Ch. 8 - Social Security Flashcards
Quarter of Coverage
a basic unit for determining whether a worker is insured under the Social Security program
Social Security Act of 1935
was created to provide for the general welfare of he US citizens who are 65 years of age or older. The Act was enacted by the Senate and House of Representatives of the US to enable individual states to make more adequate provisions to furnish financial assistance to the aged, blind, dependent, and crippled children, maternal and child welfare, public health, and to establish more adequate provisions for the administration of their unemployment compensation laws; to establish a Social Security Board; to raise revenue; and to provide a basic floor of protection to all working Americans against the financial problems brought on by death, disability, and aging. In 1939 the law was changed to add survivors’ benefits and benefits for the retiree’s spouse and children. In 1956 disability benefits were added. Social security is an entitlement program, not a welfare program. It is based on a “pay no in exchange for benefits later” system.
FICA taxes (federal insurance contributions act)
used to fund the social security program if a person hasn’t contributed through their payroll program, they are not eligible for benefits.
Credits
are the determining factor between being classified as fully insured or currently insured. Once a person becomes fully insured, death benefits are extended to his (or her) family. In other words, the family becomes eligible for survivorship benefits. Four credits is the maximum any one person can earn in a given year; therefore, for the 40-quarter rule to apply, an individual must have been employed and have paid FICA taxes for 10 years at least.
Fully insured
a status of complete eligibility for the full range of social security benefits: death benefits, retirement benefits, disability benefits, and medicare benefits. A person must have contributed for 40 quarters of employment to be fully insured.
Currently insured
is under social security, a status of limited eligibility that provides only death benefits
OASDI
stands for old age, survivor, and disability insurance, which is more commonly referred to as social security. to pay for these programs, the federal government imposes a tax on earned income that must be withheld by your employer.

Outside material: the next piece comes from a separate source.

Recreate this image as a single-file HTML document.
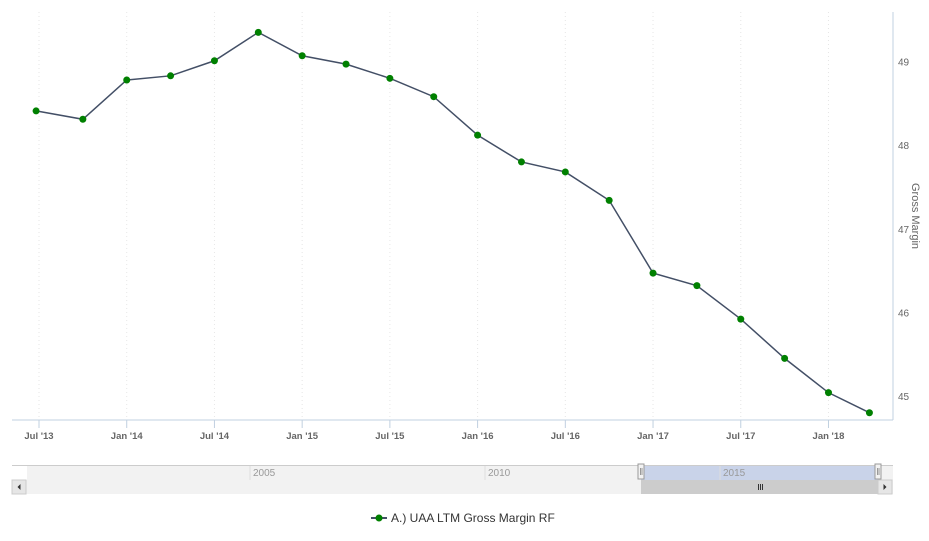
<!DOCTYPE html>
<html><head><meta charset="utf-8"><style>
body{margin:0;background:#fff;font-family:"Liberation Sans",sans-serif}
svg{display:block}
</style></head><body>
<svg id="c" width="929" height="541" xmlns="http://www.w3.org/2000/svg"></svg>
<script>
const xTickLabels=["Jul '13","Jan '14","Jul '14","Jan '15","Jul '15","Jan '16","Jul '16","Jan '17","Jul '17","Jan '18"];
const xTickMonths=[0,6,12,18,24,30,36,42,48,54];
const pointMonths=[-0.2,3,6,9,12,15,18,21,24,27,30,33,36,39,42,45,48,51,54,56.8];
const values=[48.41,48.31,48.78,48.83,49.01,49.35,49.07,48.97,48.80,48.58,48.12,47.80,47.68,47.34,46.47,46.32,45.92,45.45,45.04,44.80];
const yTicks=[45,46,47,48,49];
const navLabels=["2005","2010","2015"];
const navX=[250,485,720];

const NS="http://www.w3.org/2000/svg";
const svg=document.getElementById('c');
function el(t,a,p){const e=document.createElementNS(NS,t);for(const k in a)e.setAttribute(k,a[k]);(p||svg).appendChild(e);return e;}
const L=12,R=893,T=12,B=420;
const xs=m=>39+m*14.62;
const ys=v=>396-(v-45)*83.6;

xTickMonths.forEach(m=>{const g=el('line',{x1:xs(m),x2:xs(m),y1:T,y2:B,stroke:'#e6e6e6','stroke-dasharray':'1,3'});

});
const xa=el('line',{x1:L,x2:R,y1:B,y2:B,stroke:'#c0d0e0'});


const ya=el('line',{x1:R,x2:R,y1:T,y2:B,stroke:'#c0d0e0'});


xTickMonths.forEach((m,i)=>{
 el('line',{x1:xs(m),x2:xs(m),y1:B,y2:B+8,stroke:'#c0d0e0'});
 const t=el('text',{x:xs(m),y:439,'text-anchor':'middle','font-size':'9.5','font-weight':'bold',fill:'#666'});
 t.textContent=xTickLabels[i];
 
 
});
yTicks.forEach(v=>{
 const t=el('text',{x:898,y:ys(v)+4,'font-size':'10',fill:'#666'});
 t.textContent=v;
 
 
});
const yt=el('text',{x:0,y:0,'font-size':'11',fill:'#666','text-anchor':'middle',transform:'translate(912,216) rotate(90)'});
yt.textContent='Gross Margin';


const pts=values.map((v,i)=>xs(pointMonths[i])+','+ys(v)).join(' ');
const ln=el('polyline',{points:pts,fill:'none',stroke:'#434f66','stroke-width':'1.5'});


values.forEach((v,i)=>{const c=el('circle',{cx:xs(pointMonths[i]),cy:ys(v),r:3.5,fill:'#008000'});

});
const nav=el('g',{});


el('rect',{x:27,y:466,width:866,height:14,fill:'#f2f2f2'},nav);
el('line',{x1:12,x2:893,y1:465.5,y2:465.5,stroke:'#ccc'},nav);
el('rect',{x:641,y:466,width:237,height:14,fill:'#c9d3e9'},nav);
navX.forEach((x,i)=>{el('line',{x1:x,x2:x,y1:466,y2:480,stroke:'#ddd'},nav);
 const t=el('text',{x:x+3,y:476,'font-size':'10',fill:'#999'},nav);t.textContent=navLabels[i];
 
 });
[641,878].forEach(x=>{const h=el('rect',{x:x-3,y:464,width:6,height:15,fill:'#f2f2f2',stroke:'#999'},nav);
 
 
 el('line',{x1:x-0.5,x2:x-0.5,y1:468,y2:475,stroke:'#999'},nav);el('line',{x1:x+1,x2:x+1,y1:468,y2:475,stroke:'#999'},nav);});
el('rect',{x:12,y:480,width:881,height:14,fill:'#f2f2f2'},nav);
const th=el('rect',{x:641,y:480,width:237,height:14,fill:'#ccc'},nav);


[758,760,762].forEach(x=>el('line',{x1:x+0.5,x2:x+0.5,y1:484,y2:490,stroke:'#333'},nav));
const lb=el('rect',{x:12,y:480,width:14,height:14,fill:'#e6e6e6',stroke:'#ccc'},nav);


el('path',{d:'M20.5,484 L17.5,487 L20.5,490 Z',fill:'#333'},nav);
const rb=el('rect',{x:878,y:480,width:14,height:14,fill:'#e6e6e6',stroke:'#ccc'},nav);


el('path',{d:'M883.5,484 L886.5,487 L883.5,490 Z',fill:'#333'},nav);
const lg=el('g',{});


el('line',{x1:371,x2:387,y1:518,y2:518,stroke:'#434f66','stroke-width':'2'},lg);
el('circle',{cx:379,cy:518,r:3.5,fill:'#008000'},lg);
const lt=el('text',{x:391,y:522,'font-size':'12',fill:'#333'},lg);lt.textContent='A.) UAA LTM Gross Margin RF';
</script>
</body></html>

The OASDI deduction on your paycheck shows how much was withheld.
Primary Insurance Amount (PIA)
is the benefit (before rounding down to the next lower whole dollar) a person would receive if he/she elects to begin receiving retirement benefits at his/her normal retirement age. At this age, the benefit is neither reduced for early retirement nor increased for delayed retirement.
Blackout period
a period following the death of a family breadwinner during which no social security benefits are available to the surviving spouse
Disability benefit qualificatons
when social security uses both medical disability criteria and non-medical criteria to determine whether you qualify for social security disability (SSDI, the program based on work credits) or supplemental security income (SSI, the low-income program). First, you must be able to prove that you are medically disabled.
retirement benefits
when social security retirement benefits are only available to covered workers who are fully insured upon retirement. Benefits are paid monthly. If a covered worker retires at the normal retirement age, he or she will receive 100% of the PIA. However, if a covered worker retires early at the age of 62, the maximum social security benefits is 80% of the PIA. This reduction remains all throughout retirement. Retirement benefits pay covered retired workers, their spouses, and other eligible dependents a monthly retirement income.
Taxation of social security benefits
states that social security benefits are subject to federal income tax if the beneficiary files an individual tax return and his or her annual income is greater than $25,000. Joint filers will pay federal income tax on their social security benefits if their income is greater than $32,000.